Why does this make me so deeply angry? I need to start scratching the surface of that question. Figure out what is buried in there, why this is such a trigger for me. I need to forgive whoever needs to be forgiven and let go of some long-buried feelings of unworthiness.
I need to dig into my anger at being ignored or circumvented. What specific instances of this can I remember and what do they have in common? What is the earliest memory I have of feeling this way?
Why does being responsible for the family calendar translate into being the one who must make everything happen for everyone? I need to deal with this now, because as my boys grow up and their activities become more and more demanding, I need them to learn how to be responsible for themselves. Being the keeper of the calendar does not mean I need to do everything.
Most of all, I need to step back and think of how I want to raise my boys and who I want them to become. I know that I want them to be independent, disciplined and self-motivated. Any solutions I come up with need to be building blocks that they will take with them into their futures. I want to put tools in their hands that will be useful to them as they grow.
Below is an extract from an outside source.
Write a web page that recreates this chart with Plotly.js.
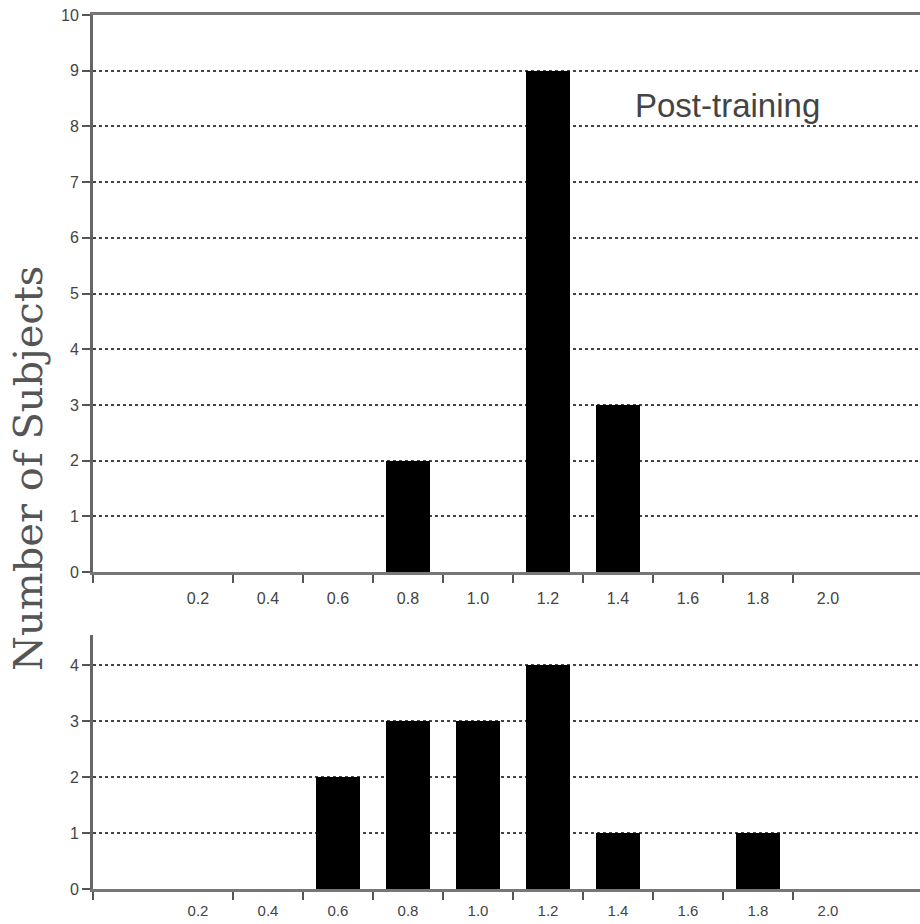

Make progress. Just a little bit.
This role of changemaker does not mean that I have to be the fairy calendarmother. I need to be okay just being a catalyst. By changing myself, those around me are going to have to change, too.
I need to find solutions that work for me. If I have a method that I can count on and I get used to using, then I can hope to set a good example for everyone else. This comes down to building habits and having accessible tools that we actually use, where everyone knows to look.
I also need to find habits and routines that include everyone, without expecting that they will actually participate. I need to make sure that they see me using the tools. Even if the boys are too little to write their activities on the calendar, they aren’t too little to help me complete a checklist of things we need before we can go to the pool.
I need to stop expecting people to read my mind when things need to get done: I need to get my mental to-do lists out in the open. (This will be particularly helpful as I have been dealing with menopausal brain fog that feels a heck of a lot like dementia.)
I need to actually write out those checklists of things that go in our swimbag, our park bag, our skatepark bag, checklists which exist in my mind, but that no one has ever seen. Those little boys need someone to set the example for how we can idiot-proof our lives by the simple act of having a checklist.
Taking the high road
As with any of the issues that plague my family life, I know that I am at least one quarter of the problem. And, as I say about just about everything, “If something pisses me off, then I should do something about it.” Combining these two thoughts means that I can only make progress on a maximum of one quarter of the problems our family has if I actually set my mind to doing something about it.
Our family life is like a series of interconnected gears, two big ones and two little ones. The beautiful thing is, if my one big gear can start functioning more smoothly, this can help the others function more smoothly, too. Maybe, by greasing my gear, some of the grease will transfer to them. Maybe by intentionally slowing down the speed of my gear, the others will be able to catch up.
If I can change my attitude and make even a tiny bit of progress in this domain, I will have dealt with one of the most painful roadblocks to my Ideal Life. I just need to get on the right path.